Child Labor as a widespread practice ended decades before child labor laws were instituted. Except in cases where the children had to work to survive (like on poor rural farms), in which case they continued to work whether the law technically allowed them to or not.
Minimum wages are a perfect example of a compassionate-sounding idea that is either useless or detrimental to the poor. If a person’s labor is only worth $4 per hour, and the government passes a law saying that employers must pay $6 per hour, then they simply won’t hire that person. In this way, minimum wages act as a barrier to entry into the workforce for the poorest and least educated among us. If they are already making more than that, it has no effect. Minimum wages only have a small beneficial effect to the small number of people in the margins - those people that are worth more than they are being paid, but work in small, niche markets where there is little competitive pressure and/or some other kind of market failure.

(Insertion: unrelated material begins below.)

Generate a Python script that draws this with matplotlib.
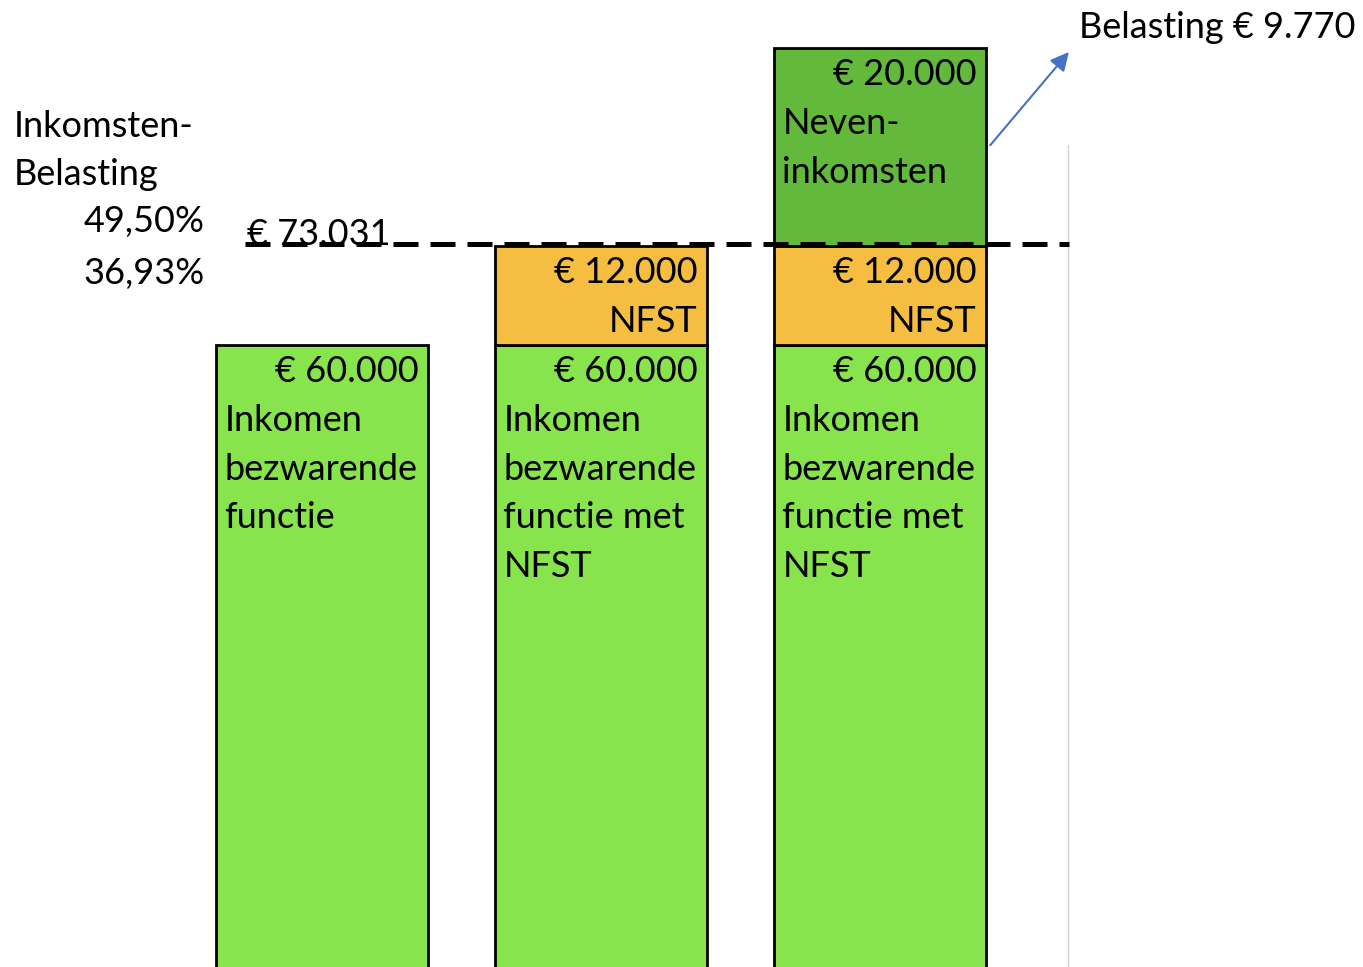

The U.S. hasn’t seen drastic market effects from government minimum wage manipulation simply because the wage is already so low that small changes to it have little to no impact. But look at other countries that have much higher minimum wages - what typically happens is that unemployment spikes, then the government steps in and starts subsidizing companies that hire these workers through training supplements, bonuses, etc. The end result is little more than welfare. And that causes all kinds of curious distortions that hurt poor people - like, people can’t afford to move up, because no one will hire them unless they are subsidized. So these people wind up being stuck where they are with no job mobility, the companies suffer under endless red tape, and the government uses the fact that it’s paying companies a subsidy to justify meddling in the company’s affairs.
The other problem with minimum wages is that they take resiliency out of the market in bad times. Normally, if the economy or a market goes into recession, a company has the option of rolling back wages in order to survive. If worker productivity declines, then workers aren’t worth as much. But if your workers are already at the minumum wage and their productivity declines further, you have no alternatives but to fire them. Thus minimum wage laws cause unemployment to spike when times get tough, which puts a stress on social programs and government budgets.
The minumum wage should be abolished.